Under pressure over the rising cost of housing, the Canada government was considering capping the number of foreign student visas, which skyrocketed in the last few years. Last month, Housing Minister Sean Fraser had said, "We've got temporary immigration programs that were never designed to see such explosive growth in such a short period of time.” When asked if a cap could be imposed on the number of foreign students, he said, “I think that is one of the options we ought to consider. However, the government has not made a decision yet,” Reuters reported.

In a statement, Universities Canada, which represents dozens of universities across the country, said tying international students to the country's housing crisis is "deeply concerning".  

If the ongoing standoff was to get worse, international students fear that given their existing predicament with regards to accommodation, they would likely get caught in the cross-fire again.  

Current diplomatic tensions 

Students say that they have not faced any problem in obtaining visas in the past few days. To clarify, currently the ban will affect only those Canadian nationals who intend to visit India, but who do not have an Indian visa yet. This group would include mainly Canadian tourists, business travellers, students, as well as family members of Indian citizens travelling to visit family. There is no ban on study or work visas. 

“There is a lot of misinformation being spread about the visa bans. Having said that, if the tensions between the two countries escalate, we do fear that the Canadian Embassy in India might impose a visa ban. But until now, we have had no problems and are not facing any hostilities,” says Varun, a member of the MYSO. Both the governments are using the current situation as an election gimmick and vote bank politics, he says. 

However, the recent attacks on Indian students abroad, could have prompted the government to issue an advisory urging its citizens to exercise caution. A 17-year-old Sikh high school student was allegedly “kicked, punched and pepper-sprayed” at a bus stop in Canada’s British Columbia province this month. Earlier in March, a 21-year-old Sikh student from India, Gagandeep Singh, was attacked in British Columbia province by a group of unidentified men who ripped off his turban and dragged him across the sidewalk by his hair. The Consulate General of India in Vancouver strongly condemned the assault on both occasions.

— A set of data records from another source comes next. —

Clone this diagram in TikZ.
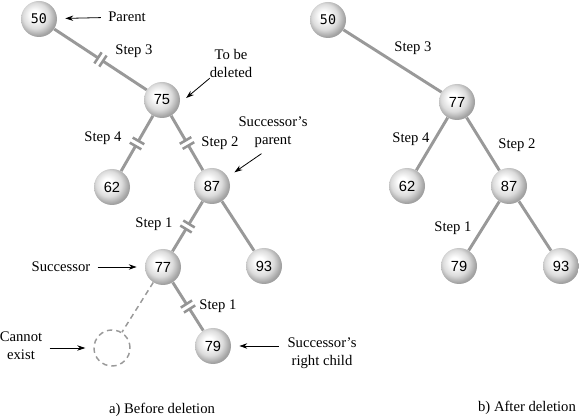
\documentclass[tikz,border=0pt]{standalone}
\usepackage{fontspec}
\setmainfont{Liberation Serif}
\newfontfamily\numfont{Liberation Sans}
\newfontfamily\keyfont{DejaVu Sans Mono}
\usetikzlibrary{arrows.meta,calc,decorations.markings}

\pgfdeclareradialshading{sphere}{\pgfpoint{-7bp}{7bp}}{%
	color(0bp)=(white); color(6bp)=(white); color(18bp)=(black!14);
	color(26bp)=(black!35); color(34bp)=(black!48); color(50bp)=(black!48)}

\begin{document}
\begin{tikzpicture}[
			x=0.75pt, y=-0.75pt,
			font=\fontsize{11}{13.5}\selectfont,
			>=Stealth,
			ball/.style={
				circle, shading=sphere,
				minimum size=27pt, inner sep=0pt,
				font=\numfont\fontsize{11}{13}\selectfont
			},
			rootball/.style={
				ball, font=\keyfont\fontsize{10}{12}\selectfont
			},
			gone/.style={
				circle, draw=black!40, line width=1.1pt,
				dash pattern=on 4pt off 3pt,
				minimum size=27pt, inner sep=0pt
			},
			link/.style={draw=black!40, line width=2.2pt},
			cut/.style={postaction={decorate, decoration={markings,
				mark=at position 0.5 with {
					\fill[white] (-2.2pt,-2pt) rectangle (2.2pt,2pt);
					\draw[black!42, line width=1.9pt]
						(-2.2pt,-5pt) -- (-2.2pt,5pt)
						(2.2pt,-5pt) -- (2.2pt,5pt);
				}}}},
			pointer/.style={-{Stealth[length=6pt,width=4pt]}, line width=0.6pt,
				shorten <=2pt, shorten >=6pt},
			note/.style={align=center}
			]
			
			\useasboundingbox (0,0) rectangle (579,417);
			
			%% ── a) Before deletion ──────────────────────────────────────────────
			\node[rootball] (a50) at (39, 19)  {50};
			\node[ball]     (a75) at (162,100) {75};
			\node[ball]     (a62) at (112,187) {62};
			\node[ball]     (a87) at (212,186) {87};
			\node[ball]     (a77) at (163,267) {77};
			\node[ball]     (a93) at (264,266) {93};
			\node[ball]     (a79) at (213,346) {79};
			\node[gone]     (agone) at (112,348) {};
			
			\foreach \a/\b in {a50/a75, a75/a62, a75/a87, a87/a77, a77/a79}
			\draw[link, cut] (\a) -- (\b);
			\draw[link] (a87) -- (a93);
			\draw[link, line width=1.1pt, dash pattern=on 4pt off 3pt] (a77) -- (agone);
			
			%% step labels
			\node (a3) at (134, 51) {Step 3};
			\node (a4) at (103,138) {Step 4};
			\node (a2) at (220,143) {Step 2};
			\node (a1) at (154,224) {Step 1};
			\node (a1b) at (218,306) {Step 1};
			
			%% pointers
			\node (lparent) at (127,17) {Parent};
			\draw[pointer] (lparent) -- (a50);
			
			\node[note] (ldel) at (231,63) {To be\\deleted};
			\draw[pointer] ([xshift=5pt,yshift=4pt]ldel.south west) -- (a75.-10);
			
			\node[note] (lsp) at (273,132) {Successor's\\parent};
			\draw[pointer] ([xshift=-7pt]lsp.south) -- (a87.30);
			
			\node (lsucc) at (61,267) {Successor};
			\draw[pointer] (lsucc) -- (a77);
			
			\node[note] (lnone) at (21,346) {Cannot\\exist};
			\draw[pointer] (lnone.east |- agone) -- (agone);
			
			\node[note] (lrc) at (322,353) {Successor's\\right child};
			\draw[pointer, shorten <=3pt] (lrc.west |- a79) -- (a79);
			
			\node (capa) at (162,410) {a) Before deletion};
			
			%% ── b) After deletion ───────────────────────────────────────────────
			\node[rootball] (b50) at (328, 20) {50};
			\node[ball]     (b77) at (457,102) {77};
			\node[ball]     (b62) at (407,186) {62};
			\node[ball]     (b87) at (509,186) {87};
			\node[ball]     (b79) at (459,266) {79};
			\node[ball]     (b93) at (561,266) {93};
			
			\foreach \a/\b in {b50/b77, b77/b62, b77/b87, b87/b79, b87/b93}
			\draw[link] (\a) -- (\b);
			
			\node (b3) at (413, 48) {Step 3};
			\node (b4) at (411,139) {Step 4};
			\node (b2) at (517,145) {Step 2};
			\node (b1) at (453,228) {Step 1};
			
			\node (capb) at (527,408) {b) After deletion};
			
		\end{tikzpicture}
\end{document}
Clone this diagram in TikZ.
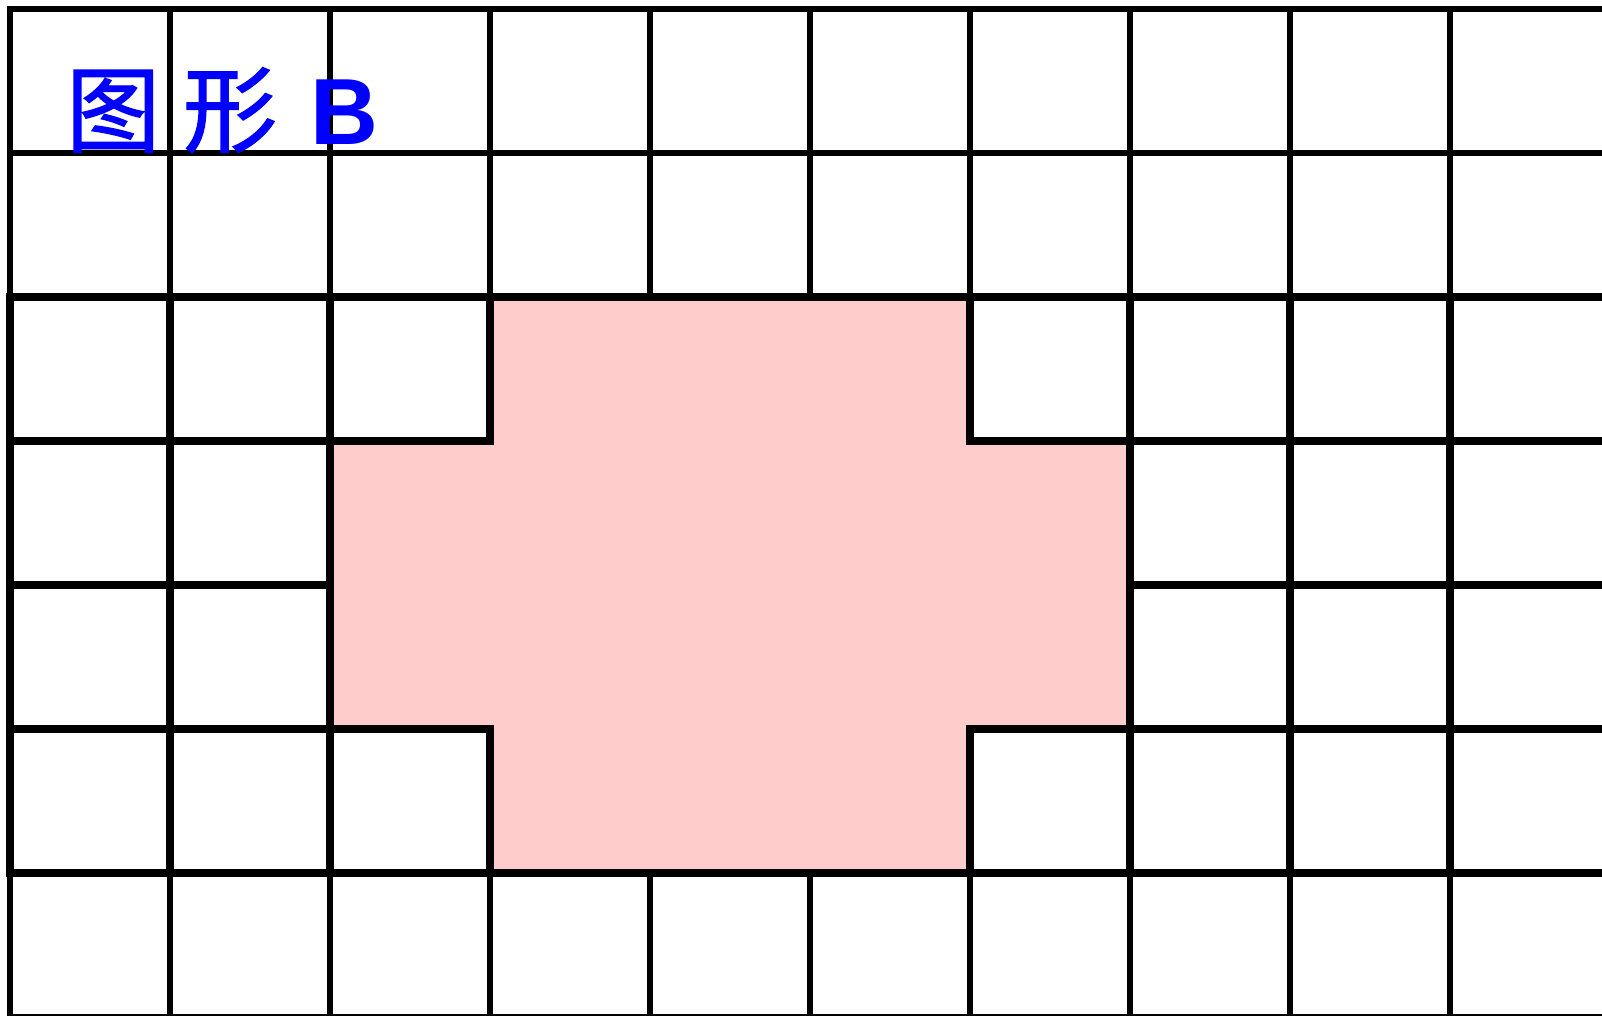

Apart from these incidents of hate crimes, the Indian government has often reacted sharply to demands by Sikh separatists in Western countries for Khalistan, or a separate Sikh homeland. 

Over the years, India has been urging countries like Australia, Canada, and the United Kingdom to take legal action against Khalistani terrorists. On the sidelines of several national and international summits, Prime Minister Narendra Modi has raised the issue with these nations' prime ministers, particularly with Canada where Sikhs make up nearly 2% of the country's population. 

Sikh protestors in March pulled down the Indian flag at the country's high commission in London, smashed the building's window in protest against the move to arrest Khalistani leader Amritpal Singh. India’s foreign ministry denounced the incidents and summoned the UK’s Deputy High Commissioner in New Delhi to protest the breach of security at the embassy in London.

The build up caused by these incidents along with Trudeau’s latest allegation has plunged ties between India and Canada to a new low. However, Canada has so far not issued any visa ban, meaning that student visas will be given as per rules and regulations. The question of the hour is if Trudeau would want to gamble with Indian students, considering that they contribute over CA$22.3 billion per year to the Canadian economy, based on data from the Standing Committee on Citizenship and Immigration (CIMM) – Immigration and Refugee Board of Canada – basically twice the money that Canadian students contribute.